Callot graveur et dessinateur français (Nancy, 1592 - Nancy, 1635). On a vu le parti tiré par Hoffmann du décalage entre l'époque de Callot, et l'époque à laquelle il situe l'histoire vécue par le narrateur. Contemporain d'Hoffmann, Erasmus Spikher se voit affublé d'un mantelet, d'un pourpoint tailladé et d'une toque de plumes. "Ho, ho! - Ihr seid wohl aus einem alten Bilderbuch herausgestiegen mit Euerm Mantel, Euerm geschlitzen Wams und Euerm Federbarett.- Ihr sehr recht schnackisch aus, Hr. Erasmus, aber wollt Ihr denn auf der Strasse der Leute Spott werden? Kehrt doch nur ruhig zurück in Euern Pergamentband."
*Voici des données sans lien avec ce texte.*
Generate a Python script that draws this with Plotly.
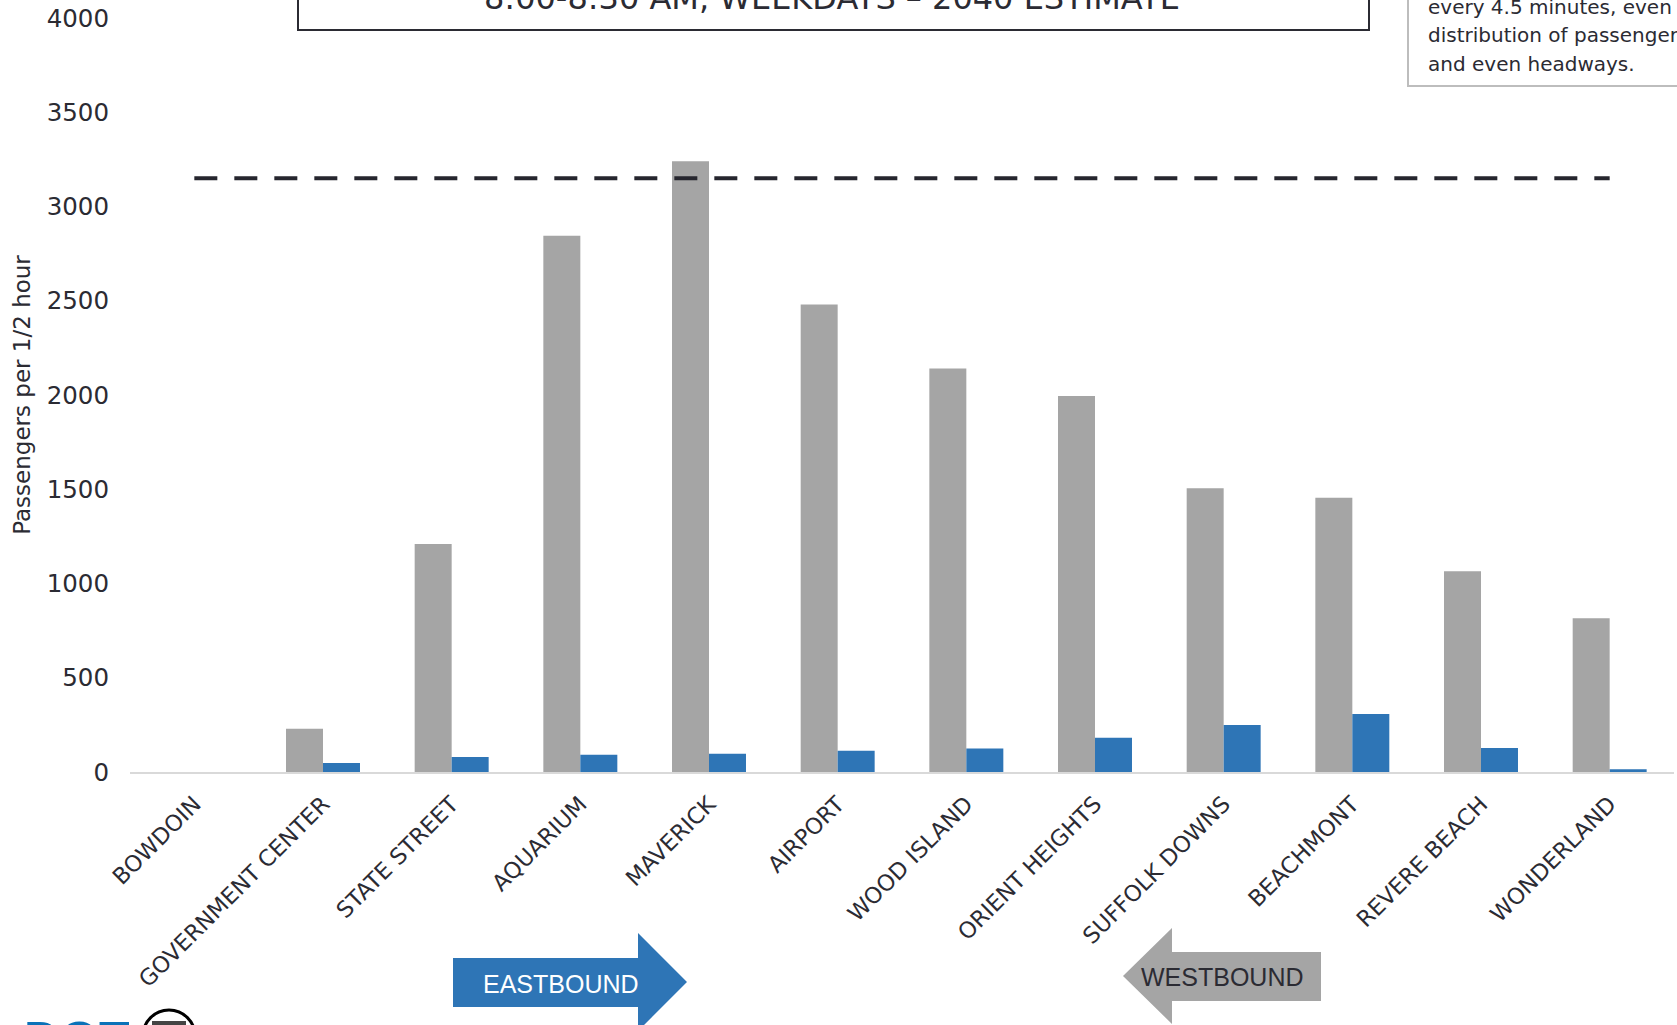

"Oh, oh!...vous êtes sans doute échappé de quelque vieux livre d'estampes avec ce mantelet, ce pourpoint tailladé et votre toque de plumes. Vous êtes vraiment plaisant à voir, Seigneur Erasme: mais voulez-vous donc vous offrir à la risée des passants? Allez, allez! rentrez tranquillement dans votre vieux bouquin, mon cher." (M1, p. 214 )

107.

" Que puis-je faire de plus en faveur du Voyageur Enthousiaste à qui sont arrivées partout, et à Berlin encore durant la nuit de la Saint-Sylvestre, tant de singulières et folles aventures?" (M1, p. 199).

108.

voir Lewis Carroll, Sylvie et Bruno . L'histoire à l'envers, grâce à une montre magique (chap. XXI), ne permet pas d'éviter l'accident. Comme si , écrit Gilles Deleuze (Logique du sens Editions de Minuit,1969), la montre avait su conjurer l'accident, c'est à dire l'effectuation temporelle de l'événement, mais non pas l'Evénement lui-même, le résultat, la blessure, en tant que vérité éternelle .

109.

"Vous êtes toujours fort amusant, mon cher! toujours d'humeur originale, comme autrefois; seulement, ménagez-vous sur la boisson." (M1, p. 203)

110.

"Quels sont les traits réfléchis dans ce miroir? Sont-ce bien les miens?...O Julie!... Giuletta!... Image céleste... esprit infernal!... Angoisses, ravissement... Extase et désespoir!...Tu vois, mon cher Théodore-Amédée Hoffmann (...) (M1, p. 223)

111.

"Tu vois, mon cher Théodore-Amédée Hoffmann, qu'une sombre puissance ne s'introduit que trop souvent dans ma vie et, chassant les plus doux rêves de mes nuits, jette en travers de ma route des visions très inquiétantes."